Musicians' Village (New Orleans, Louisiana) is a neighborhood located in the Upper Ninth Ward in New Orleans, Louisiana. Musicians Harry Connick, Jr. and Branford Marsalis teamed up with Habitat for Humanity International and New Orleans Area Habitat for Humanity to create the village for New Orleans musicians who lost their homes to Hurricane Katrina.

Per February 2007, the Musicians' Village is "the largest-scale, highest-profile, and biggest-budget rebuilding project to have gotten underway in New Orleans post-Katrina."

Habitat for Humanity and New Orleans Area Habitat for Humanity, working with Harry Connick Jr. and Branford Marsalis, announced their plans in December 2005 for a “Musicians’ Village” in New Orleans.
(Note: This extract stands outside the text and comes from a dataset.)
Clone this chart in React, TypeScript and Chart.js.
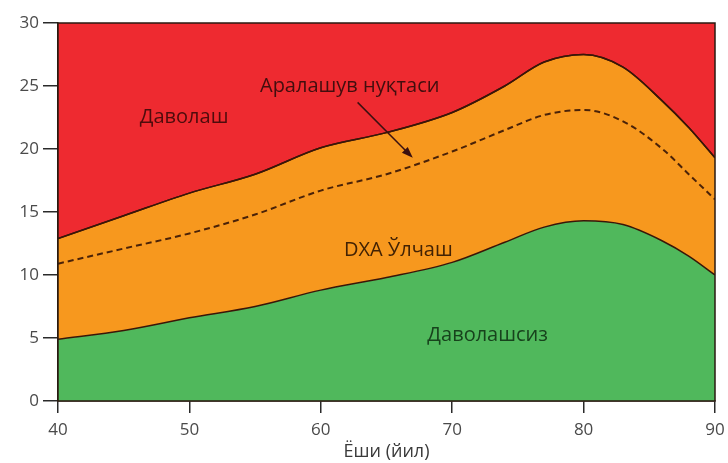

On Friday, January 6, 2006, the governing board for New Orleans public schools approved the sale of 8 acres (32,000 m2) of surplus property in the Upper 9th Ward to the New Orleans Area Habitat for Humanity. New Orleans Area Habitat for Humanity was the only bidder for the advertised property. The board unanimously approved the $676,500 sale.

The core property was a residential area for decades and the former site of Kohn Junior High School, which was razed. The land covers two city blocks bounded by North Roman, Alvar and North Johnson streets. It also includes parts of three other blocks along what once was Bartholomew Street—the stretch between North Johnson and North Derbigny streets. Another Habitat project, in the same area, is the Baptist Crossroads Project. The idea of bringing music back to New Orleans was popular, and by September 2006 the entire area, including the Baptist Crossroads project, was known and referred to as Musicians Village. The Baptist Crossroads Project was thought up in 2004, by David Crosby, pastor of First Baptist Church of New Orleans, and initially planned to build 40 houses, a $3 million project, funded in part by a $1.5 million matching grant from Baptist Community Ministries. After Hurricane Katrina hit, they partnered up with Habitat for Humanity New Orleans, and the building began on June 6, 2006. Thirty homes were completed between June and August 2006, and Baptist Crossroads hoped to build 100 houses in the same area over the subsequent two years, according to project coordinator Inman Houston.